Matt Haimovitz plays Poulenc

It was my pleasure to hear another Mohawk Trail Concert in Charlemont on Saturday evening to hear cellist Matt Haimovitz. Matt is a local favorite, and he spent several years teaching at UMass Amherst. My particular interest in attending was to hear the Francis Poulenc sonata. The slow movement of this piece I have loved, especially the last few bars. Why? Because in this movement, Poulenc takes off his clownish mask. We hear his music straight from the heart, as we do occasionally in the Dialogues of the Carmelites, and in the Stabat Mater. Mr. Haimovitz’s playing is marvelousely specific. No two phrases sound alike. In everything he played there was a vocal quality; it had the intensity of great singing. He told us that he had chosen to play with a lighter Baroque bow, and this made if all the more speaking. You may wish to find a new 2-cd set of the Beethoven cello sonatas recorded by Matt and Christopher O”Reilly. I haven’t heard it, but I bet it is good. The playing of this great instrumentalist goes straight to the heart.

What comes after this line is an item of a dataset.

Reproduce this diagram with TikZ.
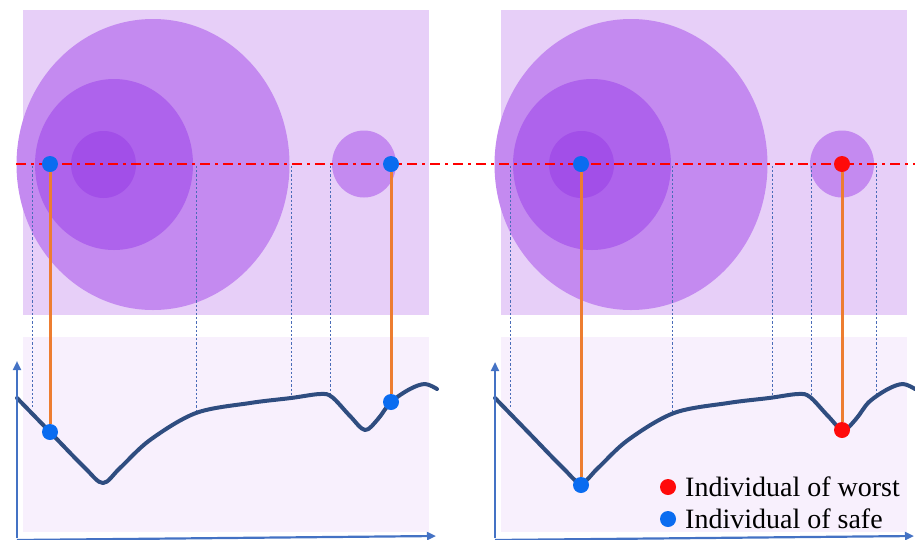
\documentclass[tikz,border=0pt]{standalone}
\usepackage{fontspec}
\setmainfont{Liberation Serif}
\usetikzlibrary{arrows.meta}
\definecolor{rectTop}{HTML}{E7CFF8}
\definecolor{rectLow}{HTML}{F8F0FD}
\definecolor{circA}{HTML}{C48AF0}
\definecolor{circB}{HTML}{AE63EC}
\definecolor{circC}{HTML}{A24FE8}
\definecolor{axisBlue}{HTML}{4472C4}
\definecolor{curveNavy}{HTML}{2F4D80}
\definecolor{orangeLn}{HTML}{ED7D31}
\definecolor{dotBlue}{HTML}{0A6CF0}
\definecolor{dotRed}{HTML}{FF0A0A}
\definecolor{guideBlue}{HTML}{4A6CB8}
\tikzset{
  dotnode/.style={circle,inner sep=0pt,minimum size=16pt,fill=#1},
  guide/.style={guideBlue,line width=0.9pt,dash pattern=on 2.2pt off 2pt},
  linkline/.style={orangeLn,line width=3pt},
  curveline/.style={curveNavy,line width=4pt,line cap=round,line join=round},
  axisline/.style={axisBlue,line width=2.2pt,-{Triangle[length=9pt,width=8pt]}},
  redline/.style={red,line width=2.8pt,dash pattern=on 10pt off 5pt on 3pt off 5pt},
  legendtext/.style={font=\fontsize{28}{30}\selectfont,anchor=base west,inner sep=0pt}
}
\begin{document}
\begin{tikzpicture}[x=1pt,y=-1pt]
\useasboundingbox (0,0) rectangle (915,539);
% ---------- panels ----------
\foreach \dx in {0,478}{
  \begin{scope}[xshift=\dx pt]
    \fill[rectTop] (23,10) rectangle (429,315);
    \fill[rectLow] (23,337) rectangle (429,532);
    \fill[circA] (153,164.5) ellipse [x radius=136.5, y radius=145.5];
    \fill[circB] (114,164.5) ellipse [x radius=79, y radius=85.5];
    \fill[circC] (103.5,164.5) ellipse [x radius=32.5, y radius=33.5];
    \fill[circA] (364,164) ellipse [x radius=32, y radius=33.5];
  \end{scope}
}
% ---------- guide coordinates ----------
\coordinate (gL1t) at (32,166);  \coordinate (gL1b) at (32,407);
\coordinate (gL2t) at (196,166); \coordinate (gL2b) at (196,410);
\coordinate (gL3t) at (291,166); \coordinate (gL3b) at (291,398);
\coordinate (gL4t) at (330,166); \coordinate (gL4b) at (330,394);
\coordinate (gR1t) at (510,166); \coordinate (gR1b) at (510,407);
\coordinate (gR2t) at (672,166); \coordinate (gR2b) at (672,412);
\coordinate (gR3t) at (772,166); \coordinate (gR3b) at (772,397);
\coordinate (gR4t) at (811,166); \coordinate (gR4b) at (811,395);
\coordinate (gR5t) at (876,166); \coordinate (gR5b) at (876,395);
\foreach \g in {L1,L2,L3,L4,R1,R2,R3,R4,R5}{
  \draw[guide] (g\g t) -- (g\g b);
}
% ---------- red dash-dot line ----------
\coordinate (redA) at (16,164);
\coordinate (redB) at (915,164);
\draw[redline] (redA) -- (redB);
% ---------- curves ----------
\foreach \dx in {0,478}{
  \begin{scope}[xshift=\dx pt]
    \draw[curveline] plot[smooth,tension=0.55] coordinates {
      (17,398) (50,432) (85,468) (103,483) (120,468) (150,440) (196,413)
      (250,403) (291,398) (320,394) (332,397) (350,416) (365,430) (378,419)
      (391,402) (410,389) (425,384) (437,389)};
  \end{scope}
}
% ---------- axes ----------
\coordinate (oL) at (17,538); \coordinate (yL) at (17,361); \coordinate (xL) at (436,536);
\coordinate (oR) at (495,538); \coordinate (yR) at (495,362); \coordinate (xR) at (914,536);
\draw[axisline] (oL) -- (yL);
\draw[axisline] ([yshift=-2pt]oL) -- (xL);
\draw[axisline] (oR) -- (yR);
\draw[axisline] ([yshift=-2pt]oR) -- (xR);
% ---------- individuals ----------
\node[dotnode=dotBlue] (a1) at (50,164) {};
\node[dotnode=dotBlue] (a2) at (50,432) {};
\node[dotnode=dotBlue] (b1) at (391,164) {};
\node[dotnode=dotBlue] (b2) at (391,402) {};
\node[dotnode=dotBlue] (c1) at (581,164) {};
\node[dotnode=dotBlue] (c2) at (581,485) {};
\node[dotnode=dotRed]  (d1) at (842,164) {};
\node[dotnode=dotRed]  (d2) at (842,430) {};
\draw[linkline] (a1) -- (a2);
\draw[linkline] (b1) -- (b2);
\draw[linkline] (c1) -- (c2);
\draw[linkline] (d1) -- (d2);
% ---------- legend ----------
\node[dotnode=dotRed]  (lr) at (668,487) {};
\node[dotnode=dotBlue] (lb) at (668,519) {};
\node[legendtext] (tw) at (685,496) {Individual of worst};
\node[legendtext] (ts) at (685,528) {Individual of safe};
\end{tikzpicture}
\end{document}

While you are in Charlemont walk across the street from the Federated Church where the concerts are played, and you will see another miracle magnificent and sweet. It is a massive elm tree, much older than any of us, the canopy broad and magnificent. It is at once protective and overwhelmling. I sit on the lawn for a few minutes and let it teach me.

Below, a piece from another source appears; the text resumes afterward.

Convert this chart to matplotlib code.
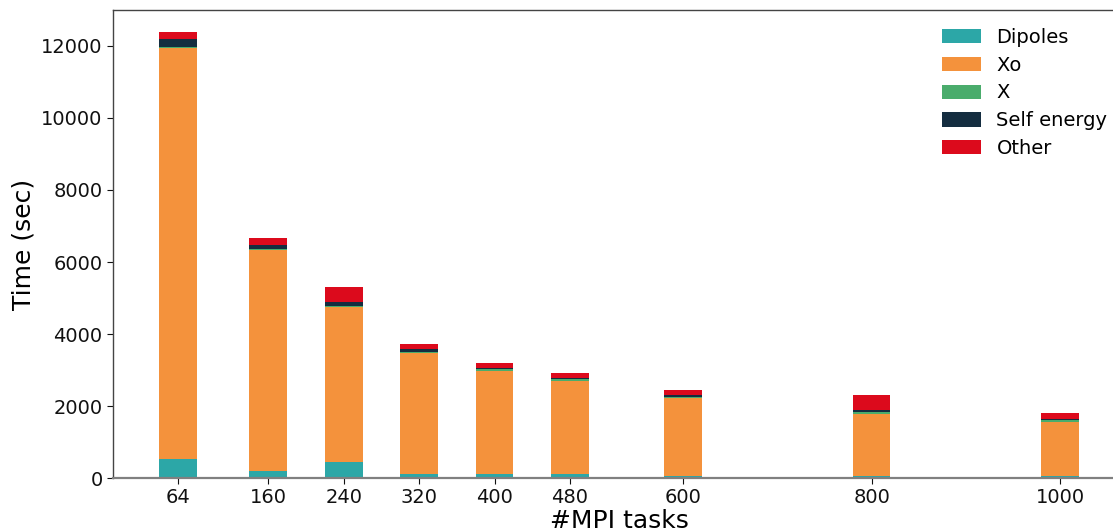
import numpy as np
import matplotlib.pyplot as plt

# Время работы по этапам (сек) для разного числа MPI-задач
tasks = [64, 160, 240, 320, 400, 480, 600, 800, 1000]
dipoles = [520, 205, 435, 100, 100, 100, 45, 45, 45]
xo = [11425, 6130, 4315, 3372, 2886, 2608, 2186, 1733, 1511]
x_part = [30, 36, 36, 37, 33, 33, 28, 55, 47]
self_energy = [220, 103, 103, 74, 28, 37, 47, 56, 36]
other = [195, 194, 417, 139, 147, 139, 138, 417, 167]

labels = ['Dipoles', 'Xo', 'X', 'Self energy', 'Other']
colors = ['#2ca7a7', '#f4923c', '#4aac6c', '#142d40', '#dc0a1c']


def main():
    fig = plt.figure(figsize=(11.13, 5.31), dpi=100)
    ax = fig.add_axes([113 / 1113, 53 / 531, 1012 / 1113, 468 / 531])

    bottom = np.zeros(len(tasks))
    for vals, lab, col in zip([dipoles, xo, x_part, self_energy, other], labels, colors):
        ax.bar(tasks, vals, width=40, bottom=bottom, color=col, label=lab)
        bottom += np.array(vals)

    ax.set_xlim(-4.8, 1068.8)
    ax.set_ylim(0, 13000)
    ax.set_xticks(tasks)
    ax.set_xticklabels([str(t) for t in tasks])
    ax.set_yticks(range(0, 12001, 2000))
    ax.tick_params(labelsize=14, length=4, colors='#111111')

    ax.set_xlabel('#MPI tasks', fontsize=18, labelpad=1)
    ax.set_ylabel('Time (sec)', fontsize=18, labelpad=4)

    for side in ['left', 'top', 'right']:
        ax.spines[side].set_color('#444444')
        ax.spines[side].set_linewidth(1)
    ax.spines['bottom'].set_color('#808080')
    ax.spines['bottom'].set_linewidth(1.6)

    ax.legend(loc='upper right', bbox_to_anchor=(1125 / 1012 - 113 / 1012, 0.999),
              frameon=False, fontsize=14, handlelength=2.0, handleheight=0.75,
              labelspacing=0.45, handletextpad=0.8)

    fig.savefig('out.png', dpi=100)


if __name__ == '__main__':
    main()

Baroque and Traditional Fiddles Meet

There was splendid music in the first Mohawk Trail Concert in Charlemont, Massachusetts. The idea of the concert itself was excellent—half performed by a Baroque solo violinist, and the other half by a traditional fiddler. Emlyn Ngai gave the older music he played real energy, no mousy thin-toned playing from this fellow. The Third Partita of J.S. Bach in particular got a wonderful reading, as Mr. Ngai said, full of the rhythms of the dance. Liz Carroll, a prize-winning fiddler, beguiled us with her ability to play quick dances and sweet melodies, especially the famous Irish ballad, The Coolin, sharply,but also beautifully. Her playing had a marvelous inside to it, which went straight to the heart. Perhaps the best aspect of this concert was the idea of it in the first place, floated by new concert series director and cellist Mark Fraser. There is always a comfortable feel to the Mohawk Trail concerts, no pretension whatsoever.